One little moment I had many months ago, was at a birthday party. Amongst all the fun that was going on, people catching up with their relatives etc., a lady was chatting with her grandchildren as they looked through a box of old photographs. They were all laughing, smiling and listening intently as the grandmother told them about the people in the photographs and her memories brought the pictures back to life. Of course, they could have viewed these on a screen, everyone could have watched them at the same time and it would have been lovely. But that intimate moment, with the tangible prints in the hand, would not have occurred.
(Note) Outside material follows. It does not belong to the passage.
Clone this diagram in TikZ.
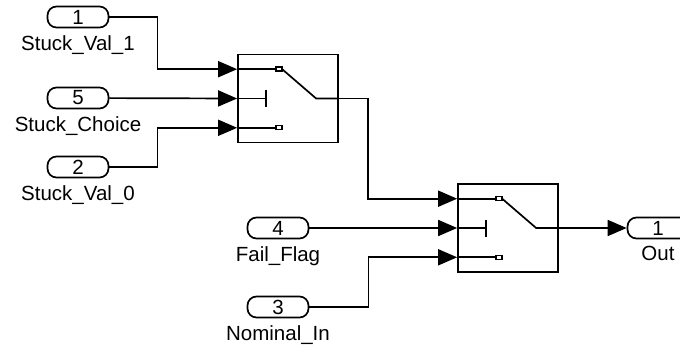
\documentclass[tikz,border=0pt]{standalone}
\usepackage{fontspec}
\setmainfont{Liberation Sans}
\usetikzlibrary{arrows.meta,positioning}

\begin{document}
\begin{tikzpicture}[x=1pt,y=-1pt,line width=1.7pt,>={Triangle[length=19pt,width=16pt]},
  every node/.style={font=\fontsize{20.5}{24}\selectfont},
  port/.style={draw,rounded corners=9pt,minimum width=61pt,minimum height=21pt,inner sep=0pt},
  lbl/.style={inner sep=0pt},
  switchbox/.style={draw,minimum width=100pt,minimum height=88pt,inner sep=0pt},
  contact/.style={draw,fill=white,line width=1.4pt,minimum width=6pt,minimum height=4pt,inner sep=0pt}]
\useasboundingbox (0,0) rectangle (680,350);
% inports
\node[port] (in1) at (78,17) {1};
\node[lbl,below=6pt of in1] (in1-lbl) {Stuck\_Val\_1};
\node[port] (in5) at (78,98) {5};
\node[lbl,below=6pt of in5] (in5-lbl) {Stuck\_Choice};
\node[port] (in2) at (78,167) {2};
\node[lbl,below=6pt of in2] (in2-lbl) {Stuck\_Val\_0};
\node[port] (in4) at (278,228) {4};
\node[lbl,below=6pt of in4] (in4-lbl) {Fail\_Flag};
\node[port] (in3) at (278,307) {3};
\node[lbl,below=6pt of in3] (in3-lbl) {Nominal\_In};
% outport
\node[port] (out) at (658,228) {1};
\node[lbl,below=6pt of out] (out-lbl) {Out};
% switches
\node[switchbox] (sw1) at (288,98.5) {};
\node[switchbox] (sw2) at (508,228) {};
\foreach \s in {sw1,sw2}{
  \coordinate[above=29.3pt of \s.west] (\s-in1);
  \coordinate (\s-in2) at (\s.west);
  \coordinate[below=29.3pt of \s.west] (\s-in3);
  \begin{scope}[shift={(\s.west)}]
    \draw (0,-29.3) -- (39,-29.3);
    \draw (0,0) -- (29,0) (29,-8) -- (29,9);
    \draw (0,29.3) -- (39,29.3);
    \draw (45,-29.3) -- (79,0) -- (100,0);
    \node[contact] (\s-c1) at (42,-29.3) {};
    \node[contact] (\s-c3) at (42,29.3) {};
  \end{scope}
}
% signal lines
\draw[->] (in1.east) -- ++(48,0) |- (sw1-in1);
\draw[->] (in5) -- (sw1-in2);
\draw[->] (in2.east) -- ++(48,0) |- (sw1-in3);
\draw[->] (sw1.east) -- ++(29,0) |- (sw2-in1);
\draw[->] (in4) -- (sw2-in2);
\draw[->] (in3.east) -- ++(59,0) |- (sw2-in3);
\draw[->] (sw2) -- (out);
\end{tikzpicture}
\end{document}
There really is something special about holding an actual photo in your hand.
To me, printed photographs taken today are as priceless as ever. There is a real possibility for chunks of social history to be lost forever, on crashed phones, corrupted hard drives and out-dated storage devices. Treasured photographs, pertinent to our own families and our lives, validate who we are, especially as children. In a fast-moving world, they provide a moment of calm, even as we walk past them in our homes.
So print your ‘special moment’ snaps before they become lost, make family album books, with space for writing information beside them. Keep them safe -they are heirlooms.
Your heirlooms. As far as equine portraits are concerned, special moments continually happen because there is a special bond between a horse and their human friend. Around the yard, on a favourite walk, mucking out, tacking up etc. However these can easily be missed as one is, quite rightly, engrossed in the moment. So, alongside the portraits of your photoshoot, I capture them for you.